Dr. Mustafa Barghouthi, 19 April 2008 [Published on Ramallah Online]

Sixty years after the Naqba, the catastrophe, Palestinians are still without a state. They are living under occupation, many are in refugee camps, others are scattered around the world, and a part of the Palestinian people are no more than second class citizens in Israel itself.

The Palestinian struggle to achieve freedom and independence is therefore firstly a struggle to exist as a people. In this endeavour, resistance is essential. Resistance through memory, resistance through unwavering demands for their rights, resistance against open or covert attempts to displace them and take their land from them.

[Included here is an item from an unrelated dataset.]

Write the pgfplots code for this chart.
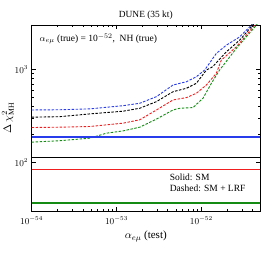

But what sort of resistance?

Armed resistance to occupation is legitimate and legal under international law, under the strict condition that it does not target civilians. But as someone who truly believes in the sanctity of human life, and as a doctor who always puts human life first, I have an inherent belief that non-violence is a fundamental philosophical choice.

Besides this, in a more practical way, I think that armed resistance is a narrow and elitist approach, involving only a select few and leaving the rest of the people out. And it is based on the assumption that armed force is the only force that exists in the world.

This is wrong. The decolonisation struggle in India and the fight against the Apartheid regime in South Africa clearly proved that non-violence is a force too, and a much more powerful one. When a whole people moves, it is an irresistible force.

And this is our choice for Palestine.

I lead the Palestinian National Initiative (Al Mubadara), a political party and social movement dedicated to involving people – all people – in a mass, popular, non-violent resistance movement to obtain our rights as Palestinians.

This choice may seem utopian after sixty years of conflict and so much violence and bloodshed. But this is only an appearance, because the media only reports on acts of violence, creating the misleading impression that violence prevails. This is exacerbated by the dominant Israeli narrative which consistently portrays Palestinians as aggressors and not as a people under occupation struggling for freedom, justice and independence.

In truth, Palestinians are masters of non-violence. They have been resisting the all-pervasive violence of a forty-one year old military occupation every day since it began. Forty-one years of resilience, of silent and stubborn efforts to live a normal life, to work, to raise children, to love and to exist, simply to exist, despite the hundreds of checkpoints, the incursions, the arrests, the killings, the house demolitions, the land dispossession, the discriminatory laws, the arbitrary and unjust actions of the Israeli military.

In such a situation building a school, choosing to become a doctor, cultivating your ancestral olive grove are all acts of resistance.

The Palestinian people made the strategic choice of non-violence decades ago. Now they need a leadership ready and willing to fully embrace this strategy, to capitalise on past experience and achievements in order to bring this formidable popular commitment to the next level: to switch from passive to active resistance; to start again a fully fledged, popular, mass non-violent resistance movement like the one that existed during the first Intifada.

To achieve this goal, we need to engage with people, to convince and mobilise them, to reach a critical mass. And we need to defeat our greatest enemy: hopelessness. But we have a strategy.

The Palestinian National Initiative bases all its work on four pillars:

  1. Involving and organising the people at the grassroots level.
  2. Helping people to stay where they live, providing support to their resilience and giving them the means to continue to resist in this most fundamental way, that is, to exist on their land.
  3. Working hand-in-hand with a strong international solidarity movement, which provides practical support and more importantly, moral support and hope.
  4. Working for a unified Palestinian leadership.

Today, in 2008, Palestinians are facing one of the most difficult periods in their history. The Gaza Strip is under a relentless and inhuman siege which began in January 2006, after Hamas? electoral victory in free and fair elections carried out under international observation. And Israel has been tightening this siege ever since, pushing the people of Gaza into an artificially created humanitarian catastrophe with the silent consent of the international community. The West Bank is more divided than ever, with the Apartheid Wall and settlements swallowing more and more Palestinian land. East Jerusalem is under threat of being entirely cut off from its Palestinian hinterland by new Israeli settlements carefully thought out to achieve the illegal annexation of the city.

And the Palestinian leadership, weakened and divided, could not react to the Annapolis meeting in any constructive manner. Palestinians are now engaged in an Israeli-controlled peace process which justifies holding 1.5 million Palestinians in Gaza under siege, lacking electricity, fuel and even food. What kind of peace can this produce?

Today, Palestinians need your solidarity. The vocal few who have chosen non-violent resistance and the silent majority who have made the same choice, but are too exhausted, dispirited or weak to actively involve themselves in the struggle, both need your support. It is time for the people of the world to make their voices heard.

Expressing solidarity with the Palestinians who have chosen non-violence comforts them in their choice and strengthens their conviction. Your active solidarity means that you too are choosing non-violence.

Together, let us build a just and lasting peace for all, Palestinians and Israelis alike, based on justice, democracy and respect for human rights.